I remember fighting this one well over a decade ago when management was telling us engineers that our web, Android and iOS should all look, feel and behave the same; it took some time to convince them that what you need is not consistency across platforms but consistency _within_ platforms.

Nobody on iOS cares what/how your app looks/works on Android, they care that the UX meets the expectations they have of that OS because they're switching between apps on that platform all day every day, people actually moving Android<-->iOS are few and far between, I mean literal decade(s) time-frames that people aren't switching.

esafak 6 days ago | parent [-]

You don't have multiple devices? I have an Android phone, an iPad, a PC, a Mac, etc.

z3t4 6 days ago | parent | next [-]

I have Windows, Linux with various desktops, iPhone, Android, and of course web browsers, and I think the apps look and behave pretty much the same across all devises. Maybe because almost all apps are web apps in a native shell.
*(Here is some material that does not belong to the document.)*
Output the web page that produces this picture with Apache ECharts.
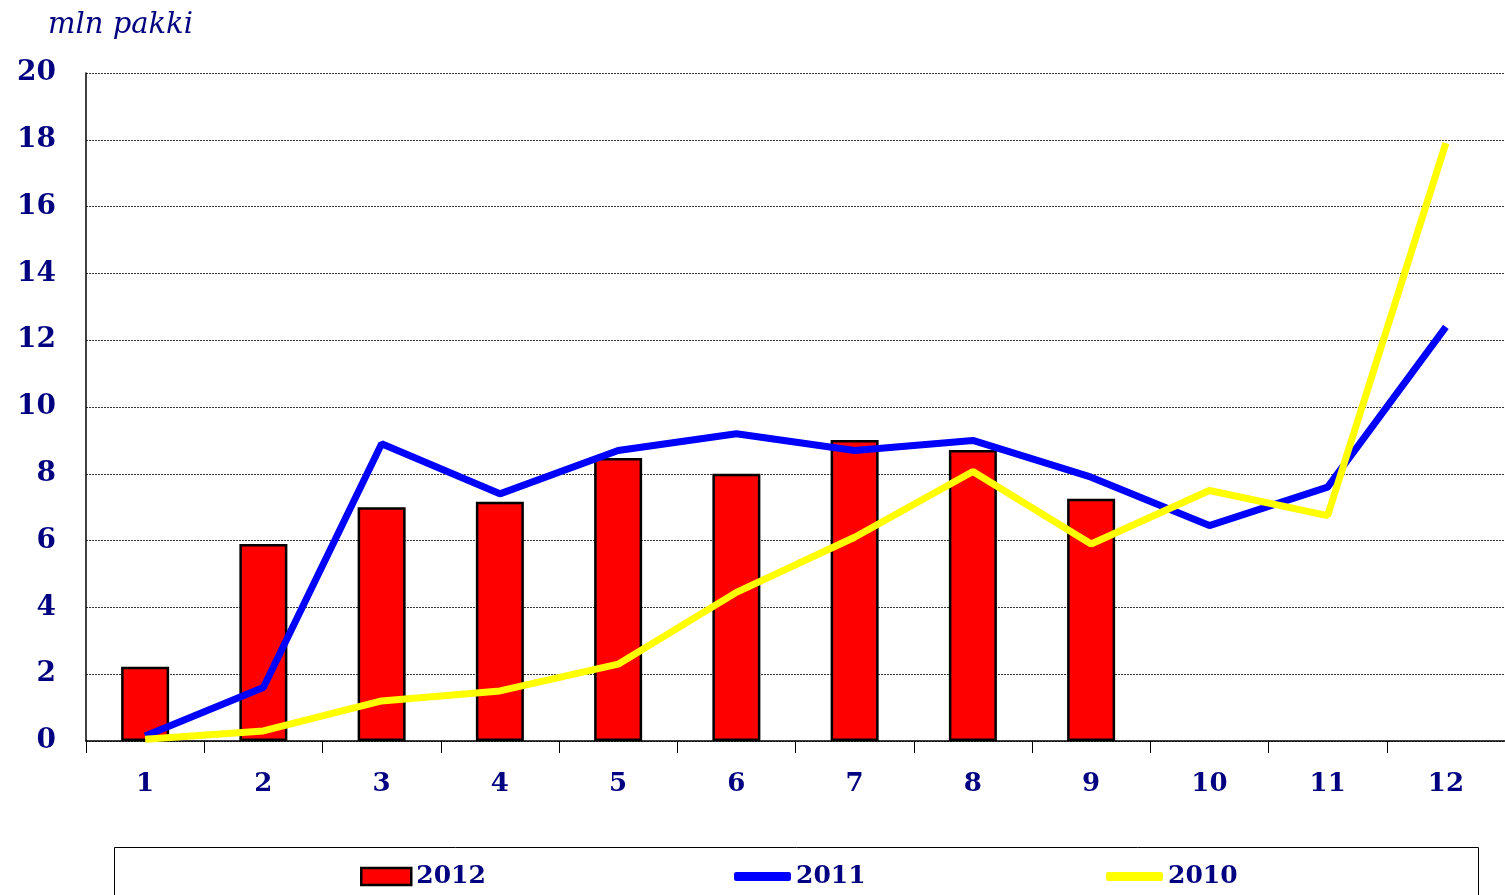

UI components it seems was a matter of performance rather then usability and developer experience!? Or it's just scripting madness gone framework insane.

pasc1878 6 days ago | parent | prev [-]

Yes and they behave differently which is what I expect - they are different tools and they should behave consistently on a platform.

They should be tuned for the platform.

I can't use gestures on a PC or Mac but I can on a iPad or Android. Similarly I can control a PC or mac from a proper keybord and mouse but the usual use for iPad/Android is via a single finger.